Give every line back verbatim, dropping all images.

╭──

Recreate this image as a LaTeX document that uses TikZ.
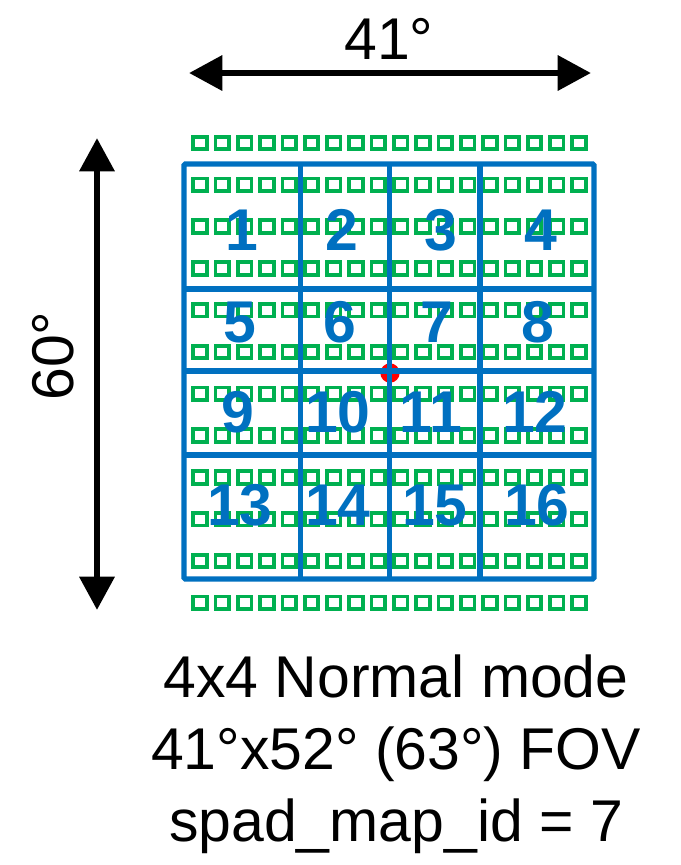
\documentclass[tikz,border=0pt]{standalone}
\usepackage{xcolor}
\usepackage{fontspec}
\setmainfont{Liberation Sans}
\usetikzlibrary{positioning,arrows.meta}
\definecolor{zoneblue}{HTML}{0070C0}
\definecolor{spadgreen}{HTML}{00B050}
\begin{document}
\begin{tikzpicture}[
  x=0.75pt, y=-0.75pt,
  font=\fontsize{44.2}{54}\selectfont, >={Triangle[length=25pt,width=25.5pt]},
  span/.style={<->,line width=5pt},
  spad/.style={draw=spadgreen,line width=2.8pt,inner sep=0pt,minimum width=10.2pt,minimum height=9.4pt},
  zone/.style={draw=zoneblue,line width=4pt},
  zonenum/.style={text=zoneblue,font=\fontsize{44.2}{54}\selectfont\bfseries,anchor=base,inner sep=0pt}
]
\useasboundingbox (0,0) rectangle (681,865);
\coordinate (wl) at (189,73);
\coordinate (wr) at (591,73);
\coordinate (ht) at (97,138);
\coordinate (hb) at (97,610);
\draw[span] (wl) -- (wr);
\draw[span] (ht) -- (hb);
\node[anchor=base,inner sep=0pt] (wlabel) at (389,59) {41°};
\node[anchor=base,rotate=90,inner sep=0pt] (hlabel) at (73,356) {60°};
% spad rows
\foreach \r in {0,...,11}
  \foreach \c in {0,...,17}
    \node[spad] (s\r-\c) at ({200+22.3*\c},{143+41.8*\r}) {};
\node[circle,fill=red,inner sep=0pt,minimum size=14.5pt] (centre) at (390,373) {};
% zones
\draw[zone,rounded corners=1pt] (184,164) rectangle (594,579);
\foreach \x in {300.5,389.5,480}
  \draw[zone] (\x,164) -- (\x,579);
\foreach \y in {289,371,455}
  \draw[zone] (184,\y) -- (594,\y);
\foreach \n/\x/\y in {1/242/250,2/342/250,3/441/250,4/541/250,
    5/240/342,6/340/342,7/437/342,8/538/342,
    9/238/432,10/338/432,11/431/432,12/535/432,
    13/240/525,14/338/525,15/435/525,16/537/525}
  \node[zonenum] (z\n) at (\x,\y) {\n};
\node[align=center,anchor=base,inner sep=0pt] (caption) at (396,841) {4x4 Normal mode\\41°x52° (63°) FOV\\spad\_map\_id = 7};
\end{tikzpicture}
\end{document}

╰──

> Answer to the problem
Recreate this image as a LaTeX document that uses TikZ.
\documentclass[tikz,border=0pt]{standalone}
\usepackage{xcolor}
\usepackage{fontspec}
\setmainfont{Liberation Sans}
\usetikzlibrary{positioning,arrows.meta}
\definecolor{zoneblue}{HTML}{0070C0}
\definecolor{spadgreen}{HTML}{00B050}
\begin{document}
\begin{tikzpicture}[
  x=0.75pt, y=-0.75pt,
  font=\fontsize{44.2}{54}\selectfont, >={Triangle[length=25pt,width=25.5pt]},
  span/.style={<->,line width=5pt},
  spad/.style={draw=spadgreen,line width=2.8pt,inner sep=0pt,minimum width=10.2pt,minimum height=9.4pt},
  zone/.style={draw=zoneblue,line width=4pt},
  zonenum/.style={text=zoneblue,font=\fontsize{44.2}{54}\selectfont\bfseries,anchor=base,inner sep=0pt}
]
\useasboundingbox (0,0) rectangle (681,865);
\coordinate (wl) at (189,73);
\coordinate (wr) at (591,73);
\coordinate (ht) at (97,138);
\coordinate (hb) at (97,610);
\draw[span] (wl) -- (wr);
\draw[span] (ht) -- (hb);
\node[anchor=base,inner sep=0pt] (wlabel) at (389,59) {41°};
\node[anchor=base,rotate=90,inner sep=0pt] (hlabel) at (73,356) {60°};
% spad rows
\foreach \r in {0,...,11}
  \foreach \c in {0,...,17}
    \node[spad] (s\r-\c) at ({200+22.3*\c},{143+41.8*\r}) {};
\node[circle,fill=red,inner sep=0pt,minimum size=14.5pt] (centre) at (390,373) {};
% zones
\draw[zone,rounded corners=1pt] (184,164) rectangle (594,579);
\foreach \x in {300.5,389.5,480}
  \draw[zone] (\x,164) -- (\x,579);
\foreach \y in {289,371,455}
  \draw[zone] (184,\y) -- (594,\y);
\foreach \n/\x/\y in {1/242/250,2/342/250,3/441/250,4/541/250,
    5/240/342,6/340/342,7/437/342,8/538/342,
    9/238/432,10/338/432,11/431/432,12/535/432,
    13/240/525,14/338/525,15/435/525,16/537/525}
  \node[zonenum] (z\n) at (\x,\y) {\n};
\node[align=center,anchor=base,inner sep=0pt] (caption) at (396,841) {4x4 Normal mode\\41°x52° (63°) FOV\\spad\_map\_id = 7};
\end{tikzpicture}
\end{document}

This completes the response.